Il est comme le jardinier chinois qui a compris qu’il ne s’agit pas de tirer sur les pousses de riz pour les faire grandir mais plutôt de les « entourer » en les sarclant, en les arrosant… afin de les mettre dans les meilleures conditions pour vivre « leur » vie de pousses de riz.
« Seul ce qui fait l’humanité de l’homme contribue à son bonheur » (E.Jaffelin). En l’invitant à inventer du sens en situation, l’activité sportive sert de façon magnifique cette humanité et contribue à la joie de vivre. Malheureusement cette activité, quand elle est mal envisagée, c’est-à-dire quand elle manque l’épanouissement de l’athlète en l’empêchant, en situation, de fabriquer du sens pour lui, elle conduit, nous le savons, au désenchantement et à une rapide interruption de la pratique.
Entraîner est une grosse responsabilité car « nous ne traversons ce monde qu’une fois. Peu de tragédies sont plus graves que de ne pas permettre à la vie de s’épanouir, peu d’injustices sont plus profondes que de réduire à néant les occasions de se développer ou même d’espérer » (Stephen Jay Gould. La mal mesure de l’homme).
Pour enfin parvenir à ce que décrit parfaitement Roger Federer : « En général tu es à ton meilleur niveau vers la fin d’un tournoi parce que tu as vraiment les sensations de la balle, du court, de la vitesse, de la foule, de l’environnement. Tout est alors si limpide et c’est là que tu penses jouer ton meilleur tennis.
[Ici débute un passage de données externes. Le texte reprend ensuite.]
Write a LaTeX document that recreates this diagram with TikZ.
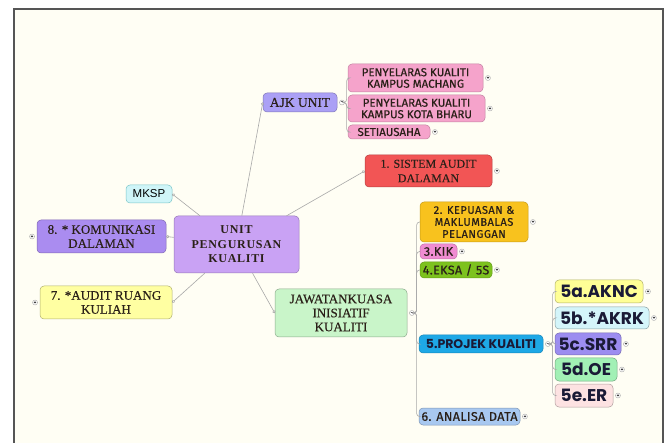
\documentclass[tikz,border=0pt]{standalone}
\usepackage{fontspec}
\setmainfont{Liberation Serif}[UprightFeatures={FakeBold=0.3}]
\newfontfamily\dinfont{Fira Sans}[FakeBold=0.6]
\newfontfamily\geofont{Poppins}
\newfontfamily\arialfont{Liberation Sans}
\usetikzlibrary{arrows.meta}

\definecolor{paper}{HTML}{FFFEF4}
\definecolor{framegray}{HTML}{555555}
\definecolor{linkgray}{HTML}{A8A8A8}
\definecolor{darktext}{HTML}{2A2018}
\definecolor{navytext}{HTML}{1A1A36}
\definecolor{unitfill}{HTML}{C9A2F4}
\definecolor{komfill}{HTML}{AA8CF0}
\definecolor{ajkfill}{HTML}{ABA0F5}
\definecolor{pinkfill}{HTML}{F5A3CB}
\definecolor{redfill}{HTML}{F25555}
\definecolor{orangefill}{HTML}{F8C21E}
\definecolor{kikfill}{HTML}{F08CD2}
\definecolor{eksafill}{HTML}{7DC21E}
\definecolor{projfill}{HTML}{1EA8E6}
\definecolor{anafill}{HTML}{A8C8F0}
\definecolor{aknc}{HTML}{FFFF96}
\definecolor{akrk}{HTML}{D4F5FA}
\definecolor{srr}{HTML}{9C8DF0}
\definecolor{oe}{HTML}{A2F0B5}
\definecolor{er}{HTML}{FDE2E2}
\definecolor{yellowfill}{HTML}{FFFFA2}
\definecolor{greenfill}{HTML}{C9F5C9}
\definecolor{cyanfill}{HTML}{CFF5F8}

\begin{document}
\begin{tikzpicture}[x=1pt,y=-1pt]
\begin{scope}
\tikzstyle{box} = [rectangle,draw,rounded corners=4pt,inner sep=1pt,align=center,line width=0.5pt]
\tikzstyle{serifbox} = [box,text=darktext]
\tikzstyle{dinbox} = [box,text=darktext,font=\dinfont\fontsize{11.5}{11.5}\selectfont]
\tikzstyle{smallbox} = [box,text=darktext,font=\dinfont\fontsize{12.5}{12.5}\selectfont\addfontfeatures{LetterSpace=3}]
\tikzstyle{geobox} = [box,text=navytext,font=\geofont\bfseries\fontsize{17}{17}\selectfont]
\tikzstyle{expander} = [circle,draw=linkgray,fill=white,inner sep=0pt,minimum size=5pt,font=\fontsize{5}{5}\selectfont]
\tikzstyle{link} = [draw=linkgray,line width=0.6pt,-{Circle[open,length=3pt]}]
\tikzstyle{branch} = [draw=linkgray,line width=0.6pt,rounded corners=3pt]

\useasboundingbox (0,0) rectangle (669,443);
\fill [white] (0,0) rectangle (669,443);
\fill [paper] (14,9) rectangle (663,443);
\draw [framegray,line width=1.4pt] (14,443) -- (14,9) -- (663,9) -- (663,443);

%centre
\node [serifbox,fill=unitfill,draw=unitfill!75!black,minimum width=125pt,minimum height=57pt,font=\bfseries\fontsize{12}{14.5}\selectfont\addfontfeatures{LetterSpace=6}] (unit) at (236.5,244.5) {UNIT\\PENGURUSAN\\KUALITI};

%left
\node [box,fill=cyanfill,draw=cyanfill!60!teal,minimum width=46pt,minimum height=18pt,font=\arialfont\fontsize{11.5}{11.5}\selectfont] (mksp) at (149,194) {MKSP};
\node [serifbox,fill=komfill,draw=komfill!75!black,minimum width=129pt,minimum height=33pt,font=\fontsize{13}{14}\selectfont] (kom) at (101.5,236.5) {8. * KOMUNIKASI\\DALAMAN};
\node [serifbox,fill=yellowfill,draw=yellowfill!70!black,minimum width=132pt,minimum height=33pt,font=\fontsize{13}{14}\selectfont] (aud) at (106,302.5) {7. *AUDIT RUANG\\KULIAH};
\node [expander,anchor=east] (komx) at ([xshift=-2pt]kom.west) {+};
\node [expander,anchor=east] (audx) at ([xshift=-2pt]aud.west) {+};

%top
\node [serifbox,fill=ajkfill,draw=ajkfill!75!black,minimum width=74pt,minimum height=19pt,font=\fontsize{13.5}{14}\selectfont] (ajk) at (300,102.5) {AJK UNIT};
\node [dinbox,fill=pinkfill,draw=pinkfill!80!black,minimum width=135pt,minimum height=28pt] (pm) at (415.5,78) {PENYELARAS KUALITI\\KAMPUS MACHANG};
\node [dinbox,fill=pinkfill,draw=pinkfill!80!black,minimum width=137pt,minimum height=27pt] (pk) at (416.5,108.5) {PENYELARAS KUALITI\\KAMPUS KOTA BHARU};
\node [dinbox,fill=pinkfill,draw=pinkfill!80!black,minimum width=82pt,minimum height=14pt] (sec) at (389,132) {SETIAUSAHA};
\node [serifbox,fill=redfill,draw=redfill!75!black,minimum width=127pt,minimum height=32pt,font=\fontsize{12}{14.5}\selectfont] (sad) at (428.5,171) {1. SISTEM AUDIT\\DALAMAN};
\node [expander,anchor=west] (ajkm) at ([xshift=2pt]ajk.east) {−};
\node [expander,anchor=west] (pmx) at ([xshift=2pt]pm.east) {+};
\node [expander,anchor=west] (pkx) at ([xshift=2pt]pk.east) {+};
\node [expander,anchor=west] (secx) at ([xshift=2pt]sec.east) {+};
\node [expander,anchor=west] (sadx) at ([xshift=2pt]sad.east) {+};

%jawatankuasa
\node [serifbox,fill=greenfill,draw=greenfill!70!black,minimum width=132pt,minimum height=48pt,font=\fontsize{13}{14}\selectfont] (jaw) at (341,313) {JAWATANKUASA\\INISIATIF\\KUALITI};
\node [dinbox,fill=orangefill,draw=orangefill!80!black,minimum width=108pt,minimum height=40pt,font=\dinfont\fontsize{11}{12}\selectfont\addfontfeatures{LetterSpace=5}] (kep) at (474,222) {2. KEPUASAN \&\\MAKLUMBALAS\\PELANGGAN};
\node [smallbox,fill=kikfill,draw=kikfill!80!black,minimum width=37pt,minimum height=15pt] (kik) at (438.5,251.5) {3.KIK};
\node [smallbox,fill=eksafill,draw=eksafill!80!black,minimum width=72pt,minimum height=16pt] (eksa) at (456,270) {4.EKSA / 5S};
\node [box,fill=projfill,draw=projfill!80!black,text=navytext,minimum width=124pt,minimum height=18pt,font=\geofont\bfseries\fontsize{12.5}{12.5}\selectfont] (proj) at (481,344) {5.PROJEK KUALITI};
\node [smallbox,fill=anafill,draw=anafill!75!black,minimum width=101pt,minimum height=17pt] (ana) at (469.5,416.5) {6. ANALISA DATA};
\node [expander,anchor=west] (jawm) at ([xshift=2pt]jaw.east) {−};
\node [expander,anchor=west] (kepx) at ([xshift=2pt]kep.east) {+};
\node [expander,anchor=west] (kikx) at ([xshift=2pt]kik.east) {+};
\node [expander,anchor=west] (eksax) at ([xshift=2pt]eksa.east) {+};
\node [expander,anchor=west] (projm) at ([xshift=2pt]proj.east) {−};
\node [expander,anchor=west] (anax) at ([xshift=2pt]ana.east) {+};

%projek kualiti
\node [geobox,fill=aknc,draw=aknc!70!black,minimum width=88pt,minimum height=23pt] (a5) at (599,291.5) {5a.AKNC};
\node [geobox,fill=akrk,draw=akrk!65!black,minimum width=94pt,minimum height=22pt] (b5) at (602,318) {5b.*AKRK};
\node [geobox,fill=srr,draw=srr!75!black,minimum width=66pt,minimum height=22pt] (c5) at (588,344) {5c.SRR};
\node [geobox,fill=oe,draw=oe!70!black,minimum width=62pt,minimum height=23pt] (d5) at (586,369.5) {5d.OE};
\node [geobox,fill=er,draw=er!70!black,minimum width=58pt,minimum height=23pt] (e5) at (584,395.5) {5e.ER};
\node [expander,anchor=west] (a5x) at ([xshift=2pt]a5.east) {+};
\node [expander,anchor=west] (b5x) at ([xshift=2pt]b5.east) {+};
\node [expander,anchor=west] (c5x) at ([xshift=2pt]c5.east) {+};
\node [expander,anchor=west] (d5x) at ([xshift=2pt]d5.east) {+};
\node [expander,anchor=west] (e5x) at ([xshift=2pt]e5.east) {+};

%links from centre
\draw [link] (unit) -- (mksp.east);
\draw [link] (unit) -- (ajk.west);
\draw [link] (unit) -- (sad.west);
\draw [link] (unit) -- (kom.east);
\draw [link] (unit) -- (aud.east);
\draw [link] (unit) -- (jaw.west);

%branches
\coordinate (ajkbar) at ([xshift=2pt]ajkm.east);
\draw [branch] (ajkm.east) -- (ajkbar) |- (pm.west);
\draw [branch] (ajkm.east) -- (ajkbar) |- (pk.west);
\draw [branch] (ajkm.east) -- (ajkbar) |- (sec.west);

\coordinate (jawbar) at ([xshift=2pt]jawm.east);
\draw [branch] (jawm.east) -- (jawbar) |- (kep.west);
\draw [branch] (jawm.east) -- (jawbar) |- (kik.west);
\draw [branch] (jawm.east) -- (jawbar) |- (eksa.west);
\draw [branch] (jawm.east) -- (jawbar) |- (proj.west);
\draw [branch] (jawm.east) -- (jawbar) |- (ana.west);

\coordinate (projbar) at ([xshift=2pt]projm.east);
\draw [branch] (projm.east) -- (projbar) |- (a5.west);
\draw [branch] (projm.east) -- (projbar) |- (b5.west);
\draw [branch] (projm.east) -- (projbar) |- (c5.west);
\draw [branch] (projm.east) -- (projbar) |- (d5.west);
\draw [branch] (projm.east) -- (projbar) |- (e5.west);
\end{scope}
\end{tikzpicture}
\end{document}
Alors évidemment tu dois prendre les choses en main et tu te sens comme si plus rien ne pouvait t’arriver. Et ce sentiment s’installe et tu te sens bien. Dans mon cas en tout cas j’ai l’impression que tout vient au ralenti vers moi mais que tout part super vite vers mon adversaire. C’est là que je me sens parfois invincible. C’est très rare mais c’est arrivé quelquefois dans le passé. C’est une sensation magnifique à vivre. Je suppose que c’est la sensation ultime de tout joueur de tennis /…/ Je pense que c’est aussi la façon dont tu te comportes en dehors du court loin du battage médiatique que tout le monde connaît mais aussi dont tu gères ta vie personnelle mais aussi les médias et les œuvres de bienfaisance. Je ne suis pas sûr que l’on puisse faire preuve d’excellence tout au long de sa vie. Ce n’est pas facile à réaliser mais je fais encore de mon mieux pour le réaliser ».